The ability to keep out competition is unknown in the medium term. 100%
replacement is possible but probably not likely and I have ended up assuming
60% (360 odd) in 20 odd years. Which sets a doable but not easily achievable
limit. The number of units deployed so far is 31.
Unit Economics
Management has stated that the ROI they are experiencing and
pricing for their units is 50-80%. That is a very attractive return. The leases
are long-term and designed to offer good and safe returns for C79 through take-or-pay
arrangements. The upside comes through extra volumes. These are priced at lower
marginal pricing. The marginal cost for C79 is very low. The ability to capture
that upside gives the range in the ROI. C79 is exposed to the overall health of
the gold mining industry although not explicitly exposed to the gold price. GMs
are in the 70-80% range, very attractive. On the last call management indicated
that since fire assays are exposed to labour, energy and consumables costs,
that will increase over time, C79 will follow. Management also indicated that
as they assess the increase in mine productivity that is expected over time
using their technology, those gains are expected to be shared with C79. we
shall see.
Overheads
A perennial issue with smaller companies is the level of
overhead required to sustain and grow the business. that overhead has to be
deployed ahead of profits therefore delaying profitability. Secondly,
overheads, at some point must stop growing as fast as the top line for
operating leverage to occur. C79 has stated that the S&M, product
development and G&A costs have largely been put in place and increases
should be incremental from here. C79 has also stated that when they enter a new
geography diseconomies occur due to service levels (costs) needing to be put in
place before units are deployed to cover the cost. The overhead run rate is
about $30m pa. the costs will increase but are now expected to lag revenue
growth and with the high GM’s, overhead coverage or fractionalization of the
cost base should occur from about now.
Funding
C79 has about $45m in cash and $95m in debt facilities
(undrawn) from CBA. We can see a race between the capex involving $4m per unit and increases
in overhead to expand the business offset by the high incremental return on
capital deployed. There is a cadence in which the deployment of units becomes
self-funding. If everything goes well there may not be any further requirement
for equity, however, clearly, there is a large build required if all 610 units
are deployed at $4m each of $2.4b. It will take some careful timing and some luck
will be involved. I am not overly concerned with the funding if the requirement
is due to huge demand for the units but not, for example, if funding is
required to cover a blowout in overheads. I have assumed debt running at $45m
average for ten years, 8% pretax cost. This is a guess and it is not
significant to the valuation. A large equity raising would be impactful for the
valuation.
VALUATION
The critical drivers are 1. Units deployed 2. Unit economics
holding and 3. Overhead cost stabilisation. If units are deployed as management
expects, the value balloons out if unit returns hold and overhead growth slows.

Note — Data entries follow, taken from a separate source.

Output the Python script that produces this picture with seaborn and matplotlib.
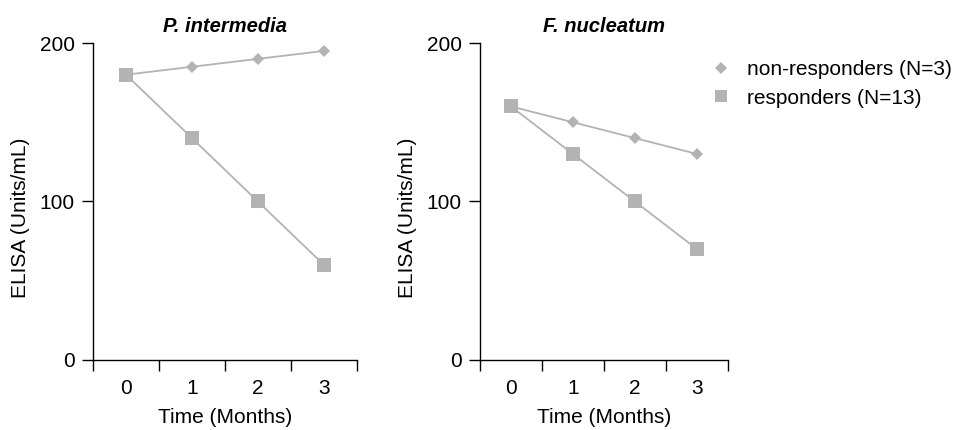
import pandas as pd
import seaborn as sns
import matplotlib.pyplot as plt
from matplotlib.lines import Line2D

months = [0, 1, 2, 3]
groups = ['non-responders (N=3)', 'responders (N=13)']

# P. intermedia
pi_non = [180, 185, 190, 195]
pi_resp = [180, 140, 100, 60]
# F. nucleatum
fn_non = [160, 150, 140, 130]
fn_resp = [160, 130, 100, 70]

def make_df(non, resp):
    return pd.DataFrame({
        'month': months * 2,
        'elisa': non + resp,
        'group': [groups[0]] * 4 + [groups[1]] * 4,
    })

sns.set_style('white')
plt.rcParams['font.family'] = ['Liberation Sans', 'DejaVu Sans']
plt.rcParams['text.color'] = 'black'
plt.rcParams['axes.labelcolor'] = 'black'
plt.rcParams['xtick.color'] = 'black'
plt.rcParams['ytick.color'] = 'black'

gray = '#b3b3b3'
fig = plt.figure(figsize=(9.56, 4.3), dpi=100)
ax1 = fig.add_axes([0.0973, 0.1628, 0.276, 0.7372])
ax2 = fig.add_axes([0.502, 0.1628, 0.2594, 0.7372])

panels = [(ax1, make_df(pi_non, pi_resp), 'P. intermedia'),
          (ax2, make_df(fn_non, fn_resp), 'F. nucleatum')]

for ax, df, title in panels:
    sns.lineplot(data=df, x='month', y='elisa', hue='group', style='group',
                 markers={groups[0]: 'D', groups[1]: 's'}, dashes=False,
                 palette=[gray, gray], linewidth=1.3, markeredgewidth=0,
                 ax=ax, legend=False)
    for ln, ms in zip(ax.lines, [6.5, 10]):
        ln.set_markersize(ms)
    ax.set_xlim(-0.5, 3.5)
    ax.set_ylim(0, 200)
    ax.set_yticks([0, 100, 200])
    ax.set_xticks(months)
    ax.set_xticks([-0.5, 0.5, 1.5, 2.5, 3.5], minor=True)
    ax.tick_params(axis='x', which='major', length=0, pad=14, labelsize=15)
    ax.tick_params(axis='x', which='minor', length=8, width=1, direction='out', color='black', bottom=True)
    ax.tick_params(axis='y', length=8, width=1, direction='out', color='black', labelsize=15, left=True, pad=5)
    for s in ['top', 'right']:
        ax.spines[s].set_visible(False)
    for s in ['left', 'bottom']:
        ax.spines[s].set_color('black')
        ax.spines[s].set_linewidth(1)
    ax.set_xlabel('Time (Months)', fontsize=15, labelpad=7)
    ax.set_ylabel('ELISA (Units/mL)', fontsize=15, labelpad=7)
    ax.yaxis.label.set_y(0.45)
    ax.set_title(title, fontsize=14.5, fontweight='bold', style='italic', pad=8)

handles = [Line2D([], [], color=gray, marker='D', markersize=6.5, linestyle='None', markeredgewidth=0),
           Line2D([], [], color=gray, marker='s', markersize=9, linestyle='None', markeredgewidth=0)]
fig.legend(handles, groups, loc='upper left', bbox_to_anchor=(0.739, 0.86),
           frameon=False, fontsize=15, handlelength=1.4, handletextpad=0.55,
           labelspacing=0.45, borderpad=0, borderaxespad=0)

fig.savefig('out.png', dpi=100)
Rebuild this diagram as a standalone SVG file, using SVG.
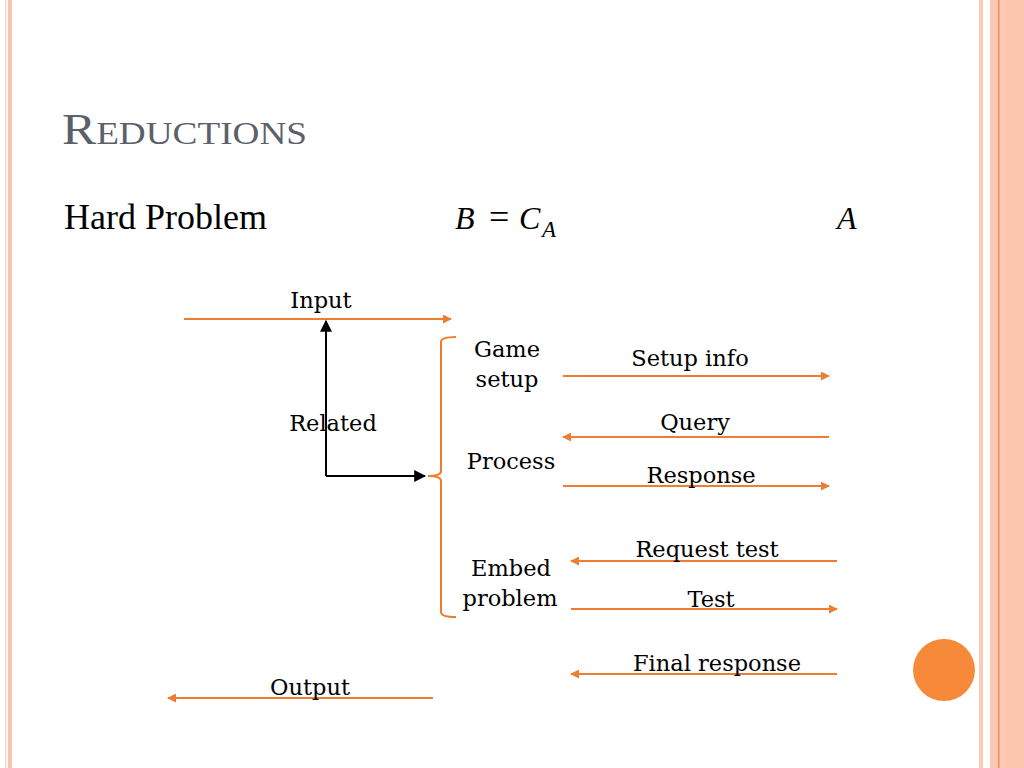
<svg xmlns="http://www.w3.org/2000/svg" width="1024" height="768" viewBox="0 0 1024 768">
<defs>
<marker id="oa" viewBox="0 0 10 10" refX="9" refY="5" markerWidth="9" markerHeight="9" markerUnits="userSpaceOnUse" orient="auto"><path d="M0,0 L10,5 L0,10 z" fill="#ED7D31"/></marker>
<marker id="ba" viewBox="0 0 10 10" refX="9" refY="5" markerWidth="12" markerHeight="12" markerUnits="userSpaceOnUse" orient="auto"><path d="M0,0 L10,5 L0,10 z" fill="#000"/></marker>
<style>
.lbl{font-family:"DejaVu Serif","Liberation Serif",serif;font-size:22.5px;fill:#000;text-anchor:middle}
.o{stroke:#ED7D31;stroke-width:2;fill:none;marker-end:url(#oa)}
.math{font-family:"Liberation Serif",serif;font-style:italic;font-size:32px;fill:#000}
.sub{font-size:23px}
.eq{font-style:normal;font-size:36px}
</style>
</defs>
<rect width="1024" height="768" fill="#fff"/>
<!-- page borders -->
<rect x="5" y="0" width="1.5" height="768" fill="#F8D9C8"/>
<rect x="8" y="0" width="4" height="768" fill="#FBC4AE"/>
<rect x="979" y="0" width="4" height="768" fill="#FBCBB8"/>
<rect x="990" y="0" width="34" height="768" fill="#FBC9B3"/>
<rect x="1007" y="0" width="17" height="768" fill="#FCC5AD"/>
<rect x="998" y="0" width="1.5" height="768" fill="#F0915F"/>
<circle cx="944" cy="670" r="31" fill="#F78A3A"/>
<!-- title -->
<text x="62" y="144" font-family="Liberation Serif,serif" fill="#5B6069" textLength="245" lengthAdjust="spacingAndGlyphs"><tspan font-size="44">R</tspan><tspan font-size="32">EDUCTIONS</tspan></text>
<g id="heads">
<text x="64" y="229" font-family="Liberation Serif,serif" font-size="36" fill="#000">Hard Problem</text>
<text class="math" x="455" y="229">B</text>
<text class="math eq" x="489" y="229">=</text>
<text class="math" x="519" y="229">C</text>
<text class="math sub" x="542" y="237">A</text>
<text class="math" x="837" y="229">A</text>
</g>
<g id="connectors">
<line class="o" x1="184" y1="319" x2="451" y2="319"/>
<line class="o" x1="563" y1="376" x2="829" y2="376"/>
<line class="o" x1="829" y1="437" x2="563" y2="437"/>
<line class="o" x1="563" y1="486" x2="829" y2="486"/>
<line class="o" x1="837" y1="561" x2="571" y2="561"/>
<line class="o" x1="571" y1="609" x2="837" y2="609"/>
<line class="o" x1="837" y1="674" x2="571" y2="674"/>
<line class="o" x1="433" y1="698" x2="168" y2="698"/>
<path d="M456,337 Q441,337 441,342 L441,471 Q441,476 428,476 Q441,476 441,481 L441,612 Q441,617 456,617" stroke="#ED7D31" stroke-width="2" fill="none"/>
<path d="M326,476 L326,321" stroke="#000" stroke-width="2" fill="none" marker-end="url(#ba)"/>
<path d="M326,476 L425,476" stroke="#000" stroke-width="2" fill="none" marker-end="url(#ba)"/>
</g>
<g id="n-input"><text class="lbl" x="321" y="308">Input</text></g>
<g id="n-game"><text class="lbl" x="507" y="357">Game</text><text class="lbl" x="507" y="387">setup</text></g>
<g id="n-setupinfo"><text class="lbl" x="690" y="366">Setup info</text></g>
<g id="n-related"><text class="lbl" x="333" y="431">Related</text></g>
<g id="n-query"><text class="lbl" x="695" y="430">Query</text></g>
<g id="n-process"><text class="lbl" x="511" y="469">Process</text></g>
<g id="n-response"><text class="lbl" x="701" y="483">Response</text></g>
<g id="n-request"><text class="lbl" x="707" y="557">Request test</text></g>
<g id="n-embed"><text class="lbl" x="511" y="576">Embed</text><text class="lbl" x="510" y="606">problem</text></g>
<g id="n-test"><text class="lbl" x="711" y="607">Test</text></g>
<g id="n-final"><text class="lbl" x="717" y="671">Final response</text></g>
<g id="n-output"><text class="lbl" x="310" y="695">Output</text></g>
</svg>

My valuation is $11-12. Maybe you could say the same for every speculative
investment. The above are the main factors to monitor, IMO.
Inverting the current SP means almost no growth is assumed
but the current ROI holds.
The C79 is mostly dependent on maintaining a high ROI. If it
is reduced to 25% (halves), there is little extra value apparent in my numbers.
If ROI falls it opens up a whole range of issues. One of the main risks is that
as the business expands it encounters customers who don’t see the value and
either want a discount or don’t participate, either is bad but lower returns are
a much larger issue.
Disclaimer – This is not advice and could contain
errors. My success rate in speculative investments is below my average, beware.